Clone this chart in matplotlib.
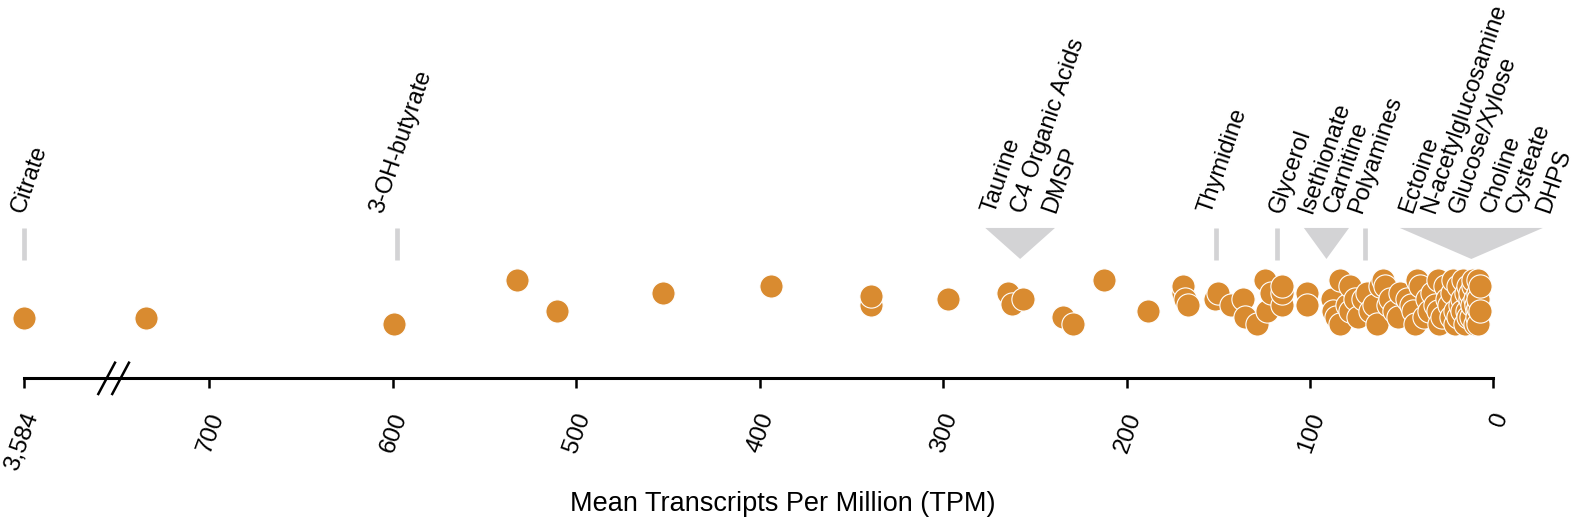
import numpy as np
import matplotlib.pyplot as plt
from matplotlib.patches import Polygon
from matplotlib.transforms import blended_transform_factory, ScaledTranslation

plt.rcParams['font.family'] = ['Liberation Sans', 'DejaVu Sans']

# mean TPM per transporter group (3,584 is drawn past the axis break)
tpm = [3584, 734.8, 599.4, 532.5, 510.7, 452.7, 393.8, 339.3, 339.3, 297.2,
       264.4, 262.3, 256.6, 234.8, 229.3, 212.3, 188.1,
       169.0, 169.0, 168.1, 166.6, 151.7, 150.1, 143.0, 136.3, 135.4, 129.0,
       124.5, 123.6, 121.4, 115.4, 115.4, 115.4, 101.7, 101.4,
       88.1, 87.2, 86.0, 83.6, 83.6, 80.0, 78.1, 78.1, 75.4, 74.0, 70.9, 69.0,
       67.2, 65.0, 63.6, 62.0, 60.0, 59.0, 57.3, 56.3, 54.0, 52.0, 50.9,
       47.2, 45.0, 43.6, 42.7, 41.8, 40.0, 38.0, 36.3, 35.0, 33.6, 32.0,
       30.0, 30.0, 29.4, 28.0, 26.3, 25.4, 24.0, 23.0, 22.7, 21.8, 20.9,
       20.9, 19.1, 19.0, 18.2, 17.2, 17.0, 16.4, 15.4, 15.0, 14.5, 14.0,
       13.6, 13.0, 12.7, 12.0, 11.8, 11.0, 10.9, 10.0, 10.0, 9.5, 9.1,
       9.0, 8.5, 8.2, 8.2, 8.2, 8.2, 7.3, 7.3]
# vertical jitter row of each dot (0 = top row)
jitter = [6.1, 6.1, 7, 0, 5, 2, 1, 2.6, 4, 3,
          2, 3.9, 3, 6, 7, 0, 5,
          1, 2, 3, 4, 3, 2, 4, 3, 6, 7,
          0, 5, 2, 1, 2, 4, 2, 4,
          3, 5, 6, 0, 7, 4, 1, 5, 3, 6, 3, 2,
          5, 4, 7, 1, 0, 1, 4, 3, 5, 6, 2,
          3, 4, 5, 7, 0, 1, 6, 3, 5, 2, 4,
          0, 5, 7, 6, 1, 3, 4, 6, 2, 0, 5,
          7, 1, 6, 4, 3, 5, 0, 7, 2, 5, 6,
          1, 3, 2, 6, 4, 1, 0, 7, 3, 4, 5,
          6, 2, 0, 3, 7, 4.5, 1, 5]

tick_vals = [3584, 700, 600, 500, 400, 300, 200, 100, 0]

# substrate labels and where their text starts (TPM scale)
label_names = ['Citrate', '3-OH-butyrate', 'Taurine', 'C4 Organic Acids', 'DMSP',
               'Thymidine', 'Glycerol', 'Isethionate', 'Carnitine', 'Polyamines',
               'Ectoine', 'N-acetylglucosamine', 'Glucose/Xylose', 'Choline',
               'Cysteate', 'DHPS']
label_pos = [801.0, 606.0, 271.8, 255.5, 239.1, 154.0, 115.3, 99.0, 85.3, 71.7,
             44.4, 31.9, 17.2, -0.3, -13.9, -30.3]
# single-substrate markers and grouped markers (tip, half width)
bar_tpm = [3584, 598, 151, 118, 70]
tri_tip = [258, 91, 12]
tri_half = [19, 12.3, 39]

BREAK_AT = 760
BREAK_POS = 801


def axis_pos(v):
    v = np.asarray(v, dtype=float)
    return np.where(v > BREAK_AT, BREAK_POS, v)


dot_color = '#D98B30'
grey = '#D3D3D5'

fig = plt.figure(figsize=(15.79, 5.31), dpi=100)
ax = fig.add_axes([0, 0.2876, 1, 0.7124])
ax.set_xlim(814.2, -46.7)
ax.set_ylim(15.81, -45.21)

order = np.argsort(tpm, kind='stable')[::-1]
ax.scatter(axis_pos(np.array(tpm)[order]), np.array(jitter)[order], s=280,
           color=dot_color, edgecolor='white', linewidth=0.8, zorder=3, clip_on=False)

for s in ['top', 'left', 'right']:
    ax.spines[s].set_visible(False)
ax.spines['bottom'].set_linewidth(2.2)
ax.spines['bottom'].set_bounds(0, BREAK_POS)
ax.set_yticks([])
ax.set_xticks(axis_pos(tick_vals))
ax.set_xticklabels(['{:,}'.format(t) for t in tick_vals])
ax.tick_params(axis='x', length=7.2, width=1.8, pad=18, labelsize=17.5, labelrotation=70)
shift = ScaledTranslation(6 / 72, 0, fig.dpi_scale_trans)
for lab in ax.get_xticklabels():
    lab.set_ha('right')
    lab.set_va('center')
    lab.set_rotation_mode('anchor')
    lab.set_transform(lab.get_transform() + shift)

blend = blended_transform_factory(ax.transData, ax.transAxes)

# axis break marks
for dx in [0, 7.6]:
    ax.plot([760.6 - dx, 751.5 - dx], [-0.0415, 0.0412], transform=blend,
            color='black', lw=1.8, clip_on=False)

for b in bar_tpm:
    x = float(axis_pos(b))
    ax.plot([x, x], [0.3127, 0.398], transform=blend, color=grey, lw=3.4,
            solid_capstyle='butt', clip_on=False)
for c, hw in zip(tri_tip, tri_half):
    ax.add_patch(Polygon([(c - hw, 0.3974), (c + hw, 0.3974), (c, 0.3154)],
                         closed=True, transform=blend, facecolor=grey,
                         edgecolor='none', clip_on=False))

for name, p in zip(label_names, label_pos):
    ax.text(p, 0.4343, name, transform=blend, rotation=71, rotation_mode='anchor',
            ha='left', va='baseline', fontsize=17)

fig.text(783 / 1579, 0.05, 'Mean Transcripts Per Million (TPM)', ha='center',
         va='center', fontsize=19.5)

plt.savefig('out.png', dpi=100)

Aim >> Write down every line from the opening of the listing to the line with "plt.rcParams['font.family'] = ['Liberation", both included, and nothing else; the pictures are omitted.

Correct answer >>
Clone this chart in matplotlib.
import numpy as np
import matplotlib.pyplot as plt
from matplotlib.patches import Polygon
from matplotlib.transforms import blended_transform_factory, ScaledTranslation

plt.rcParams['font.family'] = ['Liberation Sans', 'DejaVu Sans']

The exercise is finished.